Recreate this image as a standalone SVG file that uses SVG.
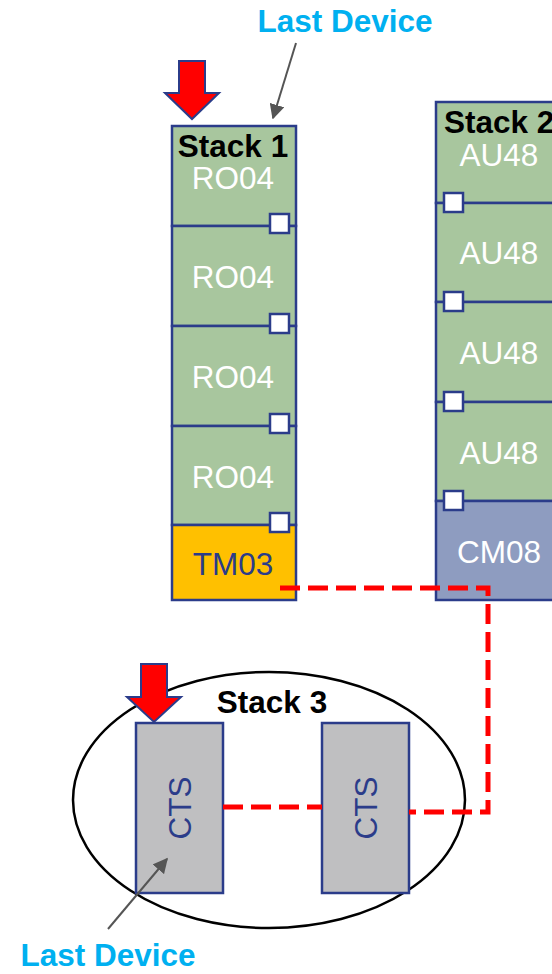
<svg xmlns="http://www.w3.org/2000/svg" width="552" height="974" viewBox="0 0 552 974">
<defs>
<style>
.g{fill:#A8C69E;stroke:#2B3C8A;stroke-width:2.5}
.port{fill:#fff;stroke:#2B3C8A;stroke-width:2.5}
.lbl{font-family:"Liberation Sans",Arial,sans-serif;font-size:31.5px;text-anchor:middle}
.w{fill:#fff}
.b{fill:#000;font-weight:bold}
.dk{fill:#2B3C8A}
.cy{fill:#00B0F0;font-weight:bold;font-family:"Liberation Sans",Arial,sans-serif;font-size:31.5px;text-anchor:middle}
.dash{fill:none;stroke:#FF0000;stroke-width:5;stroke-dasharray:20,8}
.ptr{stroke:#555;stroke-width:2;fill:none}
.red{fill:#FF0000;stroke:#2B3C8A;stroke-width:2}
</style>
<marker id="ah" viewBox="0 0 10 10" refX="9" refY="5" markerWidth="15" markerHeight="15" markerUnits="userSpaceOnUse" orient="auto"><path d="M0,0 L10,5 L0,10 z" fill="#555"/></marker>
</defs>

<g id="stack3">
<ellipse cx="269" cy="800" rx="196" ry="128" fill="none" stroke="#000" stroke-width="2.5"/>
<text class="lbl b" x="272" y="713">Stack 3</text>
</g>

<g id="cts1">
<rect x="136" y="723" width="87" height="170" fill="#BFBFC1" stroke="#2B3C8A" stroke-width="2.5"/>
<text class="lbl dk" transform="translate(191,808) rotate(-90)">CTS</text>
</g>
<g id="cts2">
<rect x="322" y="723" width="87" height="170" fill="#BFBFC1" stroke="#2B3C8A" stroke-width="2.5"/>
<text class="lbl dk" transform="translate(377,808) rotate(-90)">CTS</text>
</g>

<g id="stack1">
<rect class="g" x="172" y="126" width="124" height="100"/>
<rect class="g" x="172" y="226" width="124" height="100"/>
<rect class="g" x="172" y="326" width="124" height="100"/>
<rect class="g" x="172" y="426" width="124" height="99"/>
<rect x="172" y="525" width="124" height="75" fill="#FFC000" stroke="#2B3C8A" stroke-width="2.5"/>
<rect class="port" x="270" y="214" width="19" height="19"/>
<rect class="port" x="270" y="314" width="19" height="19"/>
<rect class="port" x="270" y="414" width="19" height="19"/>
<rect class="port" x="270" y="513" width="19" height="19"/>
<text class="lbl b" x="233" y="157">Stack 1</text>
<text class="lbl w" x="233" y="189">RO04</text>
<text class="lbl w" x="233" y="288">RO04</text>
<text class="lbl w" x="233" y="388">RO04</text>
<text class="lbl w" x="233" y="488">RO04</text>
<text class="lbl dk" x="233" y="575">TM03</text>
</g>

<g id="stack2">
<rect class="g" x="436" y="102" width="130" height="101"/>
<rect class="g" x="436" y="203" width="130" height="99"/>
<rect class="g" x="436" y="302" width="130" height="100"/>
<rect class="g" x="436" y="402" width="130" height="99"/>
<rect x="436" y="501" width="130" height="99" fill="#8E9CC0" stroke="#2B3C8A" stroke-width="2.5"/>
<rect class="port" x="444" y="193" width="19" height="19"/>
<rect class="port" x="444" y="292" width="19" height="19"/>
<rect class="port" x="444" y="392" width="19" height="19"/>
<rect class="port" x="444" y="491" width="19" height="19"/>
<text class="lbl b" x="444" y="133" style="text-anchor:start">Stack 2</text>
<text class="lbl w" x="499" y="166">AU48</text>
<text class="lbl w" x="499" y="264">AU48</text>
<text class="lbl w" x="499" y="364">AU48</text>
<text class="lbl w" x="499" y="464">AU48</text>
<text class="lbl w" x="499" y="563">CM08</text>
</g>

<g id="connectors">
<path class="dash" d="M280,588 H488 V812 H409"/>
<path class="dash" d="M223,807 H322"/>
</g>

<g id="arrow1">
<path class="red" d="M179,61 H205 V93 H219 L192,119 L165,93 H179 Z"/>
</g>
<g id="arrow3">
<path class="red" d="M141,664 H167 V697 H181 L154,722 L127,697 H141 Z"/>
</g>

<g id="lastdev1">
<text class="cy" x="345" y="32">Last Device</text>
<line class="ptr" x1="296" y1="43" x2="273" y2="118" marker-end="url(#ah)"/>
</g>
<g id="lastdev3">
<text class="cy" x="108" y="966">Last Device</text>
<line class="ptr" x1="108" y1="929" x2="167" y2="859" marker-end="url(#ah)"/>
</g>
</svg>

• Aim of the task: Quote each line of the listing exactly, but leave the pictures out.

• Response:
Recreate this image as a standalone SVG file that uses SVG.
<svg xmlns="http://www.w3.org/2000/svg" width="552" height="974" viewBox="0 0 552 974">
<defs>
<style>
.g{fill:#A8C69E;stroke:#2B3C8A;stroke-width:2.5}
.port{fill:#fff;stroke:#2B3C8A;stroke-width:2.5}
.lbl{font-family:"Liberation Sans",Arial,sans-serif;font-size:31.5px;text-anchor:middle}
.w{fill:#fff}
.b{fill:#000;font-weight:bold}
.dk{fill:#2B3C8A}
.cy{fill:#00B0F0;font-weight:bold;font-family:"Liberation Sans",Arial,sans-serif;font-size:31.5px;text-anchor:middle}
.dash{fill:none;stroke:#FF0000;stroke-width:5;stroke-dasharray:20,8}
.ptr{stroke:#555;stroke-width:2;fill:none}
.red{fill:#FF0000;stroke:#2B3C8A;stroke-width:2}
</style>
<marker id="ah" viewBox="0 0 10 10" refX="9" refY="5" markerWidth="15" markerHeight="15" markerUnits="userSpaceOnUse" orient="auto"><path d="M0,0 L10,5 L0,10 z" fill="#555"/></marker>
</defs>

<g id="stack3">
<ellipse cx="269" cy="800" rx="196" ry="128" fill="none" stroke="#000" stroke-width="2.5"/>
<text class="lbl b" x="272" y="713">Stack 3</text>
</g>

<g id="cts1">
<rect x="136" y="723" width="87" height="170" fill="#BFBFC1" stroke="#2B3C8A" stroke-width="2.5"/>
<text class="lbl dk" transform="translate(191,808) rotate(-90)">CTS</text>
</g>
<g id="cts2">
<rect x="322" y="723" width="87" height="170" fill="#BFBFC1" stroke="#2B3C8A" stroke-width="2.5"/>
<text class="lbl dk" transform="translate(377,808) rotate(-90)">CTS</text>
</g>

<g id="stack1">
<rect class="g" x="172" y="126" width="124" height="100"/>
<rect class="g" x="172" y="226" width="124" height="100"/>
<rect class="g" x="172" y="326" width="124" height="100"/>
<rect class="g" x="172" y="426" width="124" height="99"/>
<rect x="172" y="525" width="124" height="75" fill="#FFC000" stroke="#2B3C8A" stroke-width="2.5"/>
<rect class="port" x="270" y="214" width="19" height="19"/>
<rect class="port" x="270" y="314" width="19" height="19"/>
<rect class="port" x="270" y="414" width="19" height="19"/>
<rect class="port" x="270" y="513" width="19" height="19"/>
<text class="lbl b" x="233" y="157">Stack 1</text>
<text class="lbl w" x="233" y="189">RO04</text>
<text class="lbl w" x="233" y="288">RO04</text>
<text class="lbl w" x="233" y="388">RO04</text>
<text class="lbl w" x="233" y="488">RO04</text>
<text class="lbl dk" x="233" y="575">TM03</text>
</g>

<g id="stack2">
<rect class="g" x="436" y="102" width="130" height="101"/>
<rect class="g" x="436" y="203" width="130" height="99"/>
<rect class="g" x="436" y="302" width="130" height="100"/>
<rect class="g" x="436" y="402" width="130" height="99"/>
<rect x="436" y="501" width="130" height="99" fill="#8E9CC0" stroke="#2B3C8A" stroke-width="2.5"/>
<rect class="port" x="444" y="193" width="19" height="19"/>
<rect class="port" x="444" y="292" width="19" height="19"/>
<rect class="port" x="444" y="392" width="19" height="19"/>
<rect class="port" x="444" y="491" width="19" height="19"/>
<text class="lbl b" x="444" y="133" style="text-anchor:start">Stack 2</text>
<text class="lbl w" x="499" y="166">AU48</text>
<text class="lbl w" x="499" y="264">AU48</text>
<text class="lbl w" x="499" y="364">AU48</text>
<text class="lbl w" x="499" y="464">AU48</text>
<text class="lbl w" x="499" y="563">CM08</text>
</g>

<g id="connectors">
<path class="dash" d="M280,588 H488 V812 H409"/>
<path class="dash" d="M223,807 H322"/>
</g>

<g id="arrow1">
<path class="red" d="M179,61 H205 V93 H219 L192,119 L165,93 H179 Z"/>
</g>
<g id="arrow3">
<path class="red" d="M141,664 H167 V697 H181 L154,722 L127,697 H141 Z"/>
</g>

<g id="lastdev1">
<text class="cy" x="345" y="32">Last Device</text>
<line class="ptr" x1="296" y1="43" x2="273" y2="118" marker-end="url(#ah)"/>
</g>
<g id="lastdev3">
<text class="cy" x="108" y="966">Last Device</text>
<line class="ptr" x1="108" y1="929" x2="167" y2="859" marker-end="url(#ah)"/>
</g>
</svg>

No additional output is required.